The same is true for CultureTerminal, for Little London, for the London Pub Guide. Each product explains itself through its existence. The name, the design, the content, the experience -- all of it works together to communicate the vision without a single word of supplementary explanation. That's not an accident. That's the result of taste and clarity baked into the product from the start.
When to explain
I'm not saying never explain. I'm writing this blog post, after all. Explanation has value -- but only after the product exists. Only after you've shipped. Only after there's something real in the world that the explanation can point to.
The explanation that comes after shipping is fundamentally different from the explanation that comes before. Before shipping, explanation is speculative. "Here's what I'm going to build and why." It's a promise.
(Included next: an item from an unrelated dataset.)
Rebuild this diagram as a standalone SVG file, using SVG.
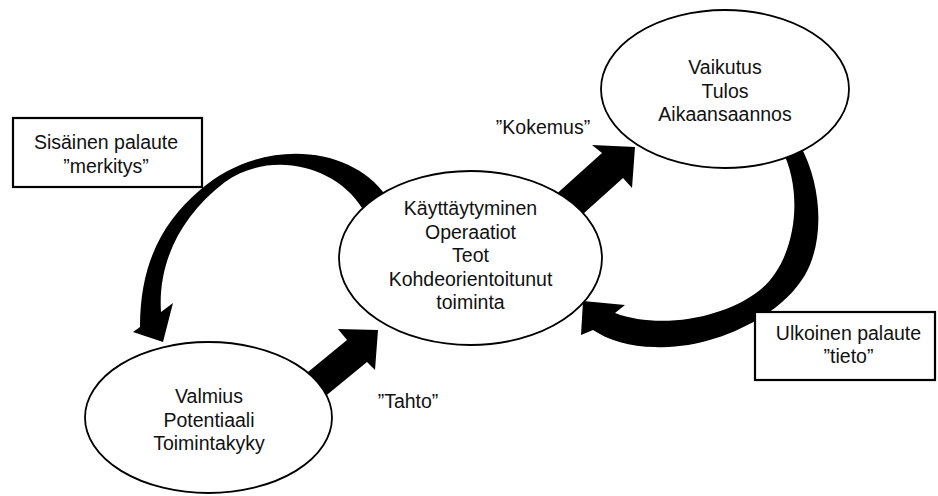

After shipping, explanation is reflective. "Here's what I built, what I learned, and what I'd do differently." It's a case study. The second kind is infinitely more interesting because it's grounded in reality, not aspiration.
This blog exists because I built fourteen products and then realised I had things to say about the process. The products came first. The words came when they were ready. Some of these projects shipped months ago and I'm only now writing about them. The delay didn't hurt the products. If anything, it helped the writing, because I had perspective that I wouldn't have had in the moment.
The courage of silence
There's a particular kind of courage in shipping without explaining. In putting something into the world and letting it speak for itself, without the safety net of a carefully crafted narrative around it. Without the pre-emptive defence of "here's what I was trying to do." Without the context that might make people judge it more generously.
When you ship without explanation, the product has to stand on its own. It has to be self-evident. It has to communicate its purpose through its design, its content, its name, its entire existence. If it needs explanation to be understood, that's a product problem, not a communication problem. And you'd rather discover that after shipping than hide it behind a beautifully written launch post.
I think of it as quality control. The product that can survive without explanation is better than the product that needs it. By refusing to explain first, you force yourself to build something that explains itself. And that results in better products.
Ship the thing. Let it exist in the world for a while. Let people find it, use it, form their own opinions about it. Then, when you have something real to reflect on, explain what you did and what you learned. The product is always the main character. The explanation is the director's commentary. Nobody watches the director's commentary first.